Their primary audiences are fund managers, who need to hit their benchmarks every month. India growth story is very well intact and in-fact reiterated by these very same research houses in some of their other reports. The audience and purpose of these quarterly / yearly kind of estimates is very different.
Here're how accurate Goldman and Morgan have been in past.
FY10 Actual GDP around 7.9%
Goldman Sachs April 2009 Estimate - 5.8%
Morgan Stanley April 2009 Estimate - 4.4%
FY12 Acutal GDP around ?? (it'll probably come in around 6.9%)

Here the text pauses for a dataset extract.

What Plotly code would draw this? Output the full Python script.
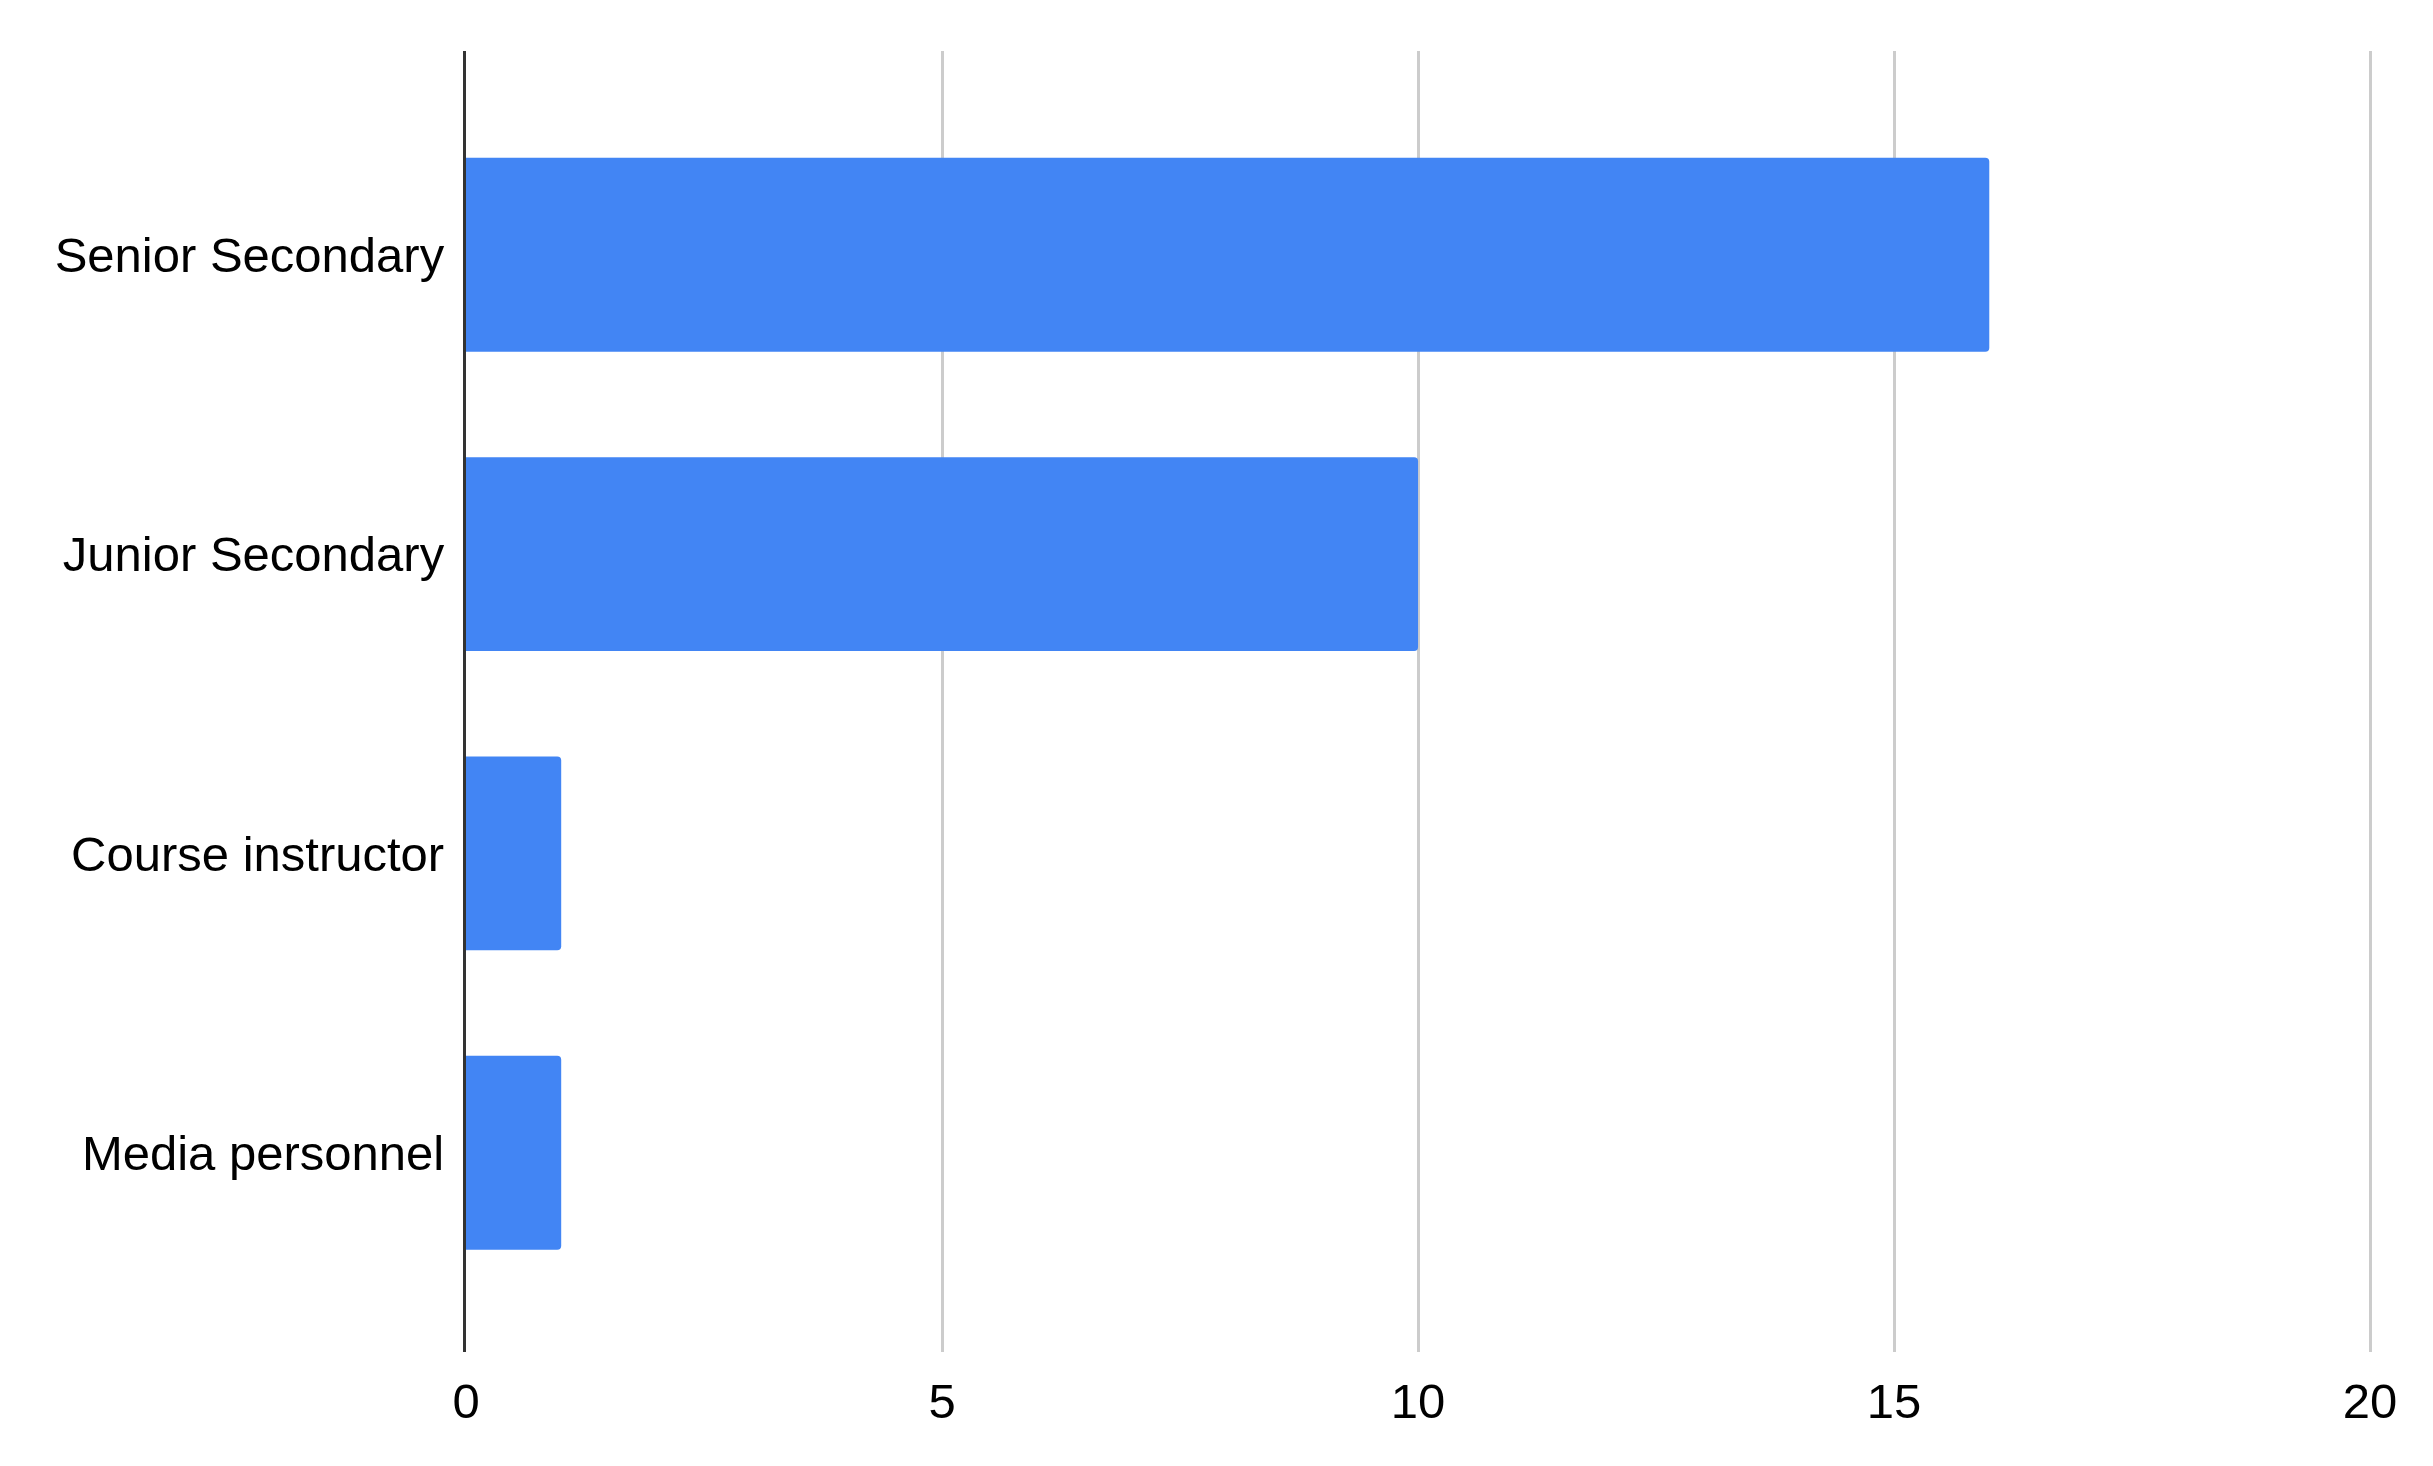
import plotly.graph_objects as go

categories = ["Senior Secondary", "Junior Secondary", "Course instructor", "Media personnel"]
values = [16, 10, 1, 1]
x_ticks = [0, 5, 10, 15, 20]

fig = go.Figure(
    go.Bar(
        y=categories,
        x=values,
        orientation="h",
        marker=dict(color="#4285F4", line=dict(width=0), cornerradius=4),
        width=0.648,
    )
)

FONT = "Liberation Sans, Arial, sans-serif"

# page body has an 8px margin, so the figure is sized to fit inside it
W, H = 2417, 1450
L, T = 458, 43
PW, PH = 1906, 1301

fig.update_layout(
    width=W,
    height=H,
    margin=dict(l=L, r=W - L - PW, t=T, b=H - T - PH, pad=0),
    paper_bgcolor="white",
    plot_bgcolor="white",
    showlegend=False,
    font=dict(family=FONT, size=49, color="#000000"),
)

fig.update_xaxes(
    range=[0, 20.02],
    tickvals=x_ticks,
    ticktext=[str(v) for v in x_ticks],
    showgrid=True,
    gridcolor="#cccccc",
    gridwidth=3,
    zeroline=False,
    showline=False,
    ticks="",
    ticklabelstandoff=16,
    tickfont=dict(family=FONT, size=49, color="#000000"),
)

fig.update_yaxes(
    type="category",
    categoryorder="array",
    categoryarray=categories,
    range=[3.666, -0.681],
    showgrid=False,
    zeroline=False,
    showline=True,
    linecolor="#333333",
    linewidth=3,
    ticks="",
    ticklabelstandoff=9,
    tickfont=dict(family=FONT, size=49, color="#000000"),
)

fig.write_html("out.html")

Goldman Sachs Dec 2010 estimate - 8.70%
To give them credit, they have been accurate too sometimes, but there is no consistency. However, as far as overall accuracy of projections goes, they have a hit rate around 50%. That's more like a coin toss. Every expert would be wrong a certain percentage of the time, and that's to be expected as projections are probabilistic estimates and not crystal ball gazing. But a 50% hit rate doesn't really inspire too much confidence.
Again, I don't mean to rubbish these kind of estimates, but they are meant for a different audience and a different purpose, and not really meant for a retail investor.
My detailed analysis’ posted over past few months, shows that India growth story is intact. Key points summarized below:-
- Double digit salary hikes, increases in hiring and high attrition rates are indicators of an expanding economy, not signs of a moderating economy.
- My analysis of IIP data showed how the numbers are not being interpreted correctly. IIP numbers are actually tracing a pattern of recovery, not a contraction.
- Quarter on Quarter corporate profit growth till Dec’11 has shown an uptick. Trend is expected to continue with the March’12 results too.
- The fears and paranoia surrounding Greece exit is likely to prove to be a blessing in disguise for India, via its impact on commodity prices and inflation
- The transaction patterns of FII’s seem to show that overall they continue to remain bullish. There has been no exodus, even though they have been net sellers. Overall, for the whole of 2012, FII’s have been net buyers to the extent of Rs 38000 Cr, while being very minor sellers in April (Rs 1600 Cr) and May (till 24th May -Rs 1600 Cr).
My analysis shows that India growth story is intact, and after a strong bounce in the economy post 2008, we went though a dip in 2011, that dip has ended and we are now on the next leg of recovery.